Ad ogni buon conto, il manifesto elettorale del suo partito non cita più la Banca del Giappone, diventata impopolare dopo l’introduzione di tassi negativi nel sistema e la cui credibilità si è appannata tra continue revisioni al ribasso delle sue stime su economia e raggiungimento del target di inflazione.

I principali partiti di opposizione restano deboli e dispersi: sono riusciti però a concordare candidati unici nei soli collegi uninominali. Non farà differenza la concessione del voto ai diciottenni, 40 anni dopo l’Italia: di 2,4 milioni di individui tra 18 e 20 anni, dovrebbero votare in meno di un milione.

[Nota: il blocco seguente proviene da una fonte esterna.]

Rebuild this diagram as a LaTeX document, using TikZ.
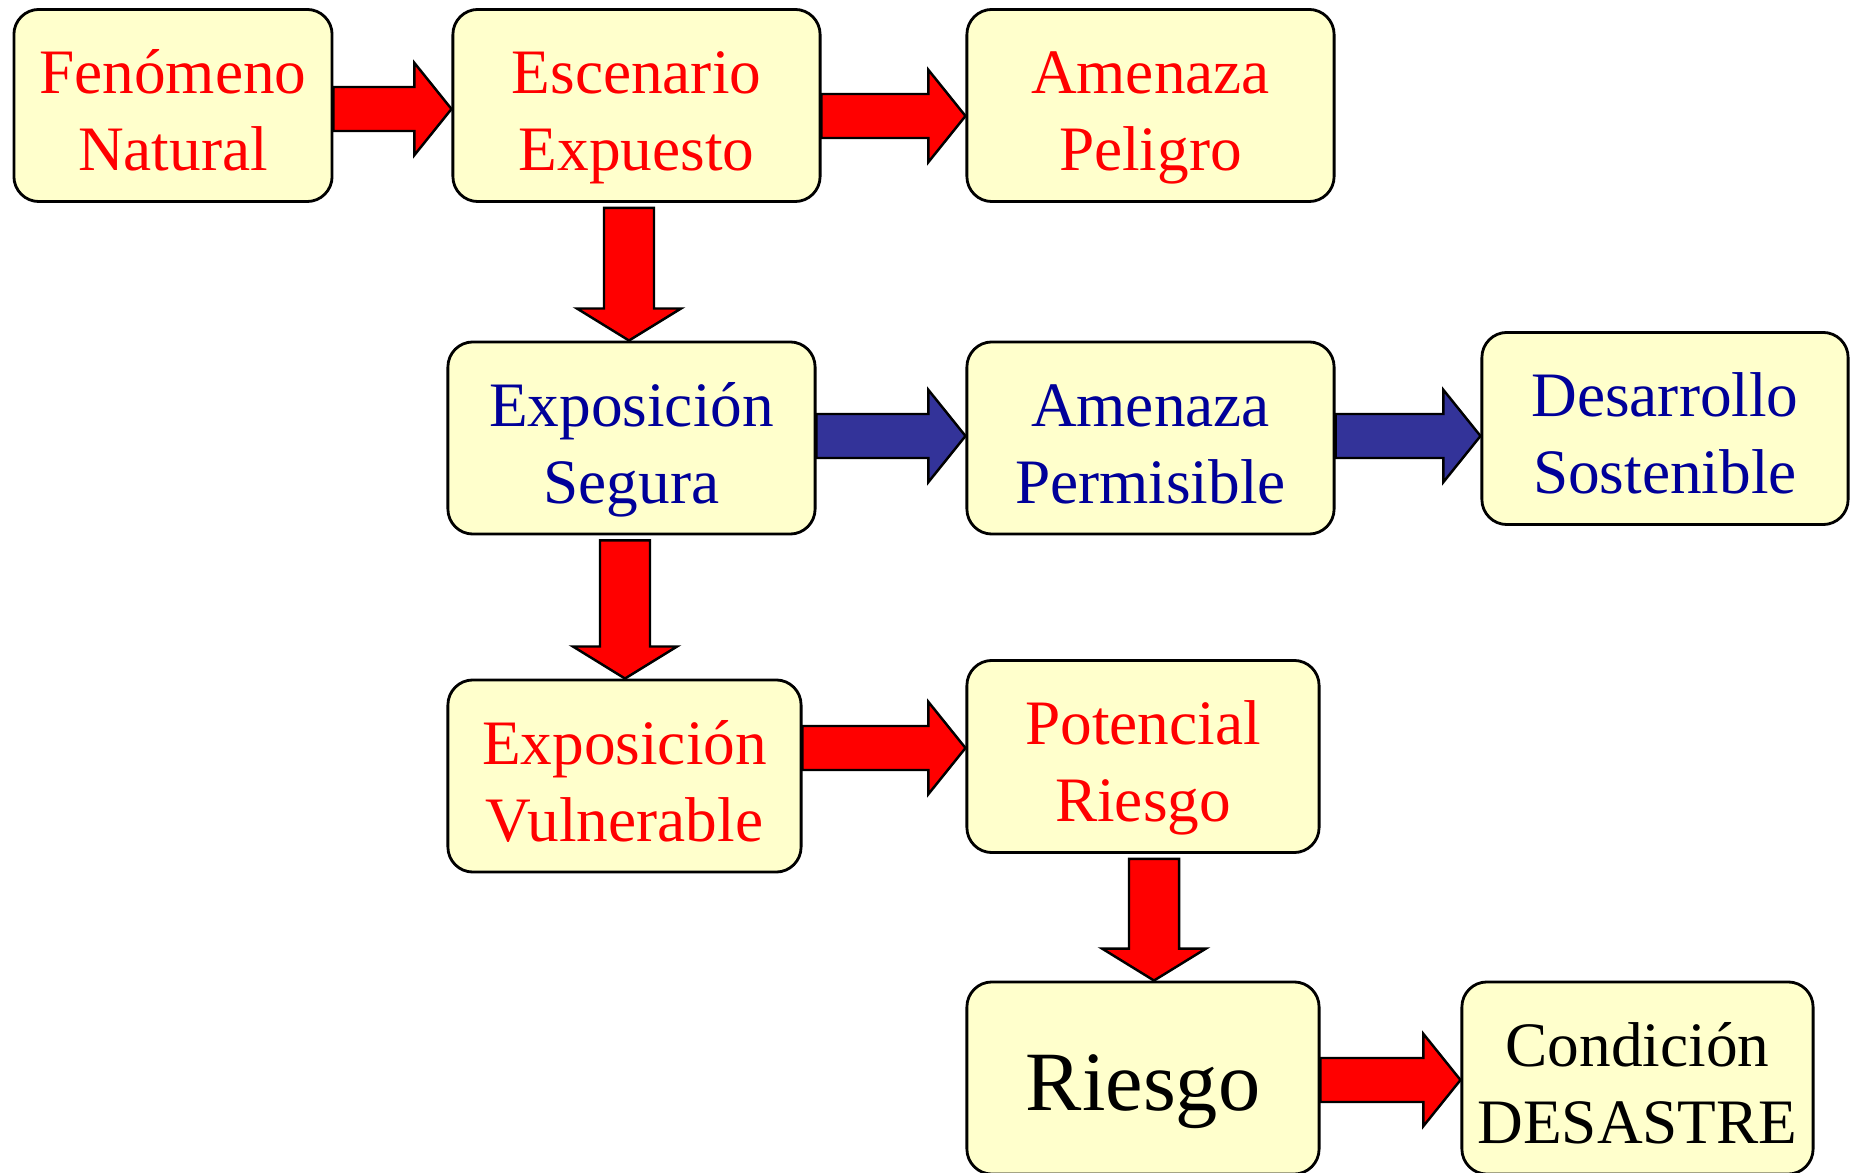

L’Ldp di Abe sembra quindi vicino a conquistare da solo la maggioranza assoluta dei seggi della Camera Alta. L’eventuale avvio della revisione costituzionale è destinato a suscitare tensioni politiche all’interno e all’estero, specie presso Cina e Corea. Sembrerebbe più che normale che, dopo 70 anni, un Paese cambi una carta fondamentale nata sotto occupazione militare straniera. L’art.9 (che proibisce la stessa esistenza di forze armate) è del resto gia’ stato svuotato: oggi,ad esempio, Tokyo ha una Marina più grande di quella britannica. «Ma molti vedono nell’articolo 9 un potere residuale simbolico importantissimo, in quanto manifesta i sentimenti pacifisti come norma collettiva», afferma Jeff Kingston, direttore degli Asian Studies alla Temple University: sarebbe dunque un saldo presidio al possibile ritorno dell’autoritarismo o di avventure belliche. E la bozza di revisione rivelata dall’Ldp, secondo molti osservatori, tende a esaltare il ruolo dello Stato, enfatizzando più i doveri che i diritti dei cittadini.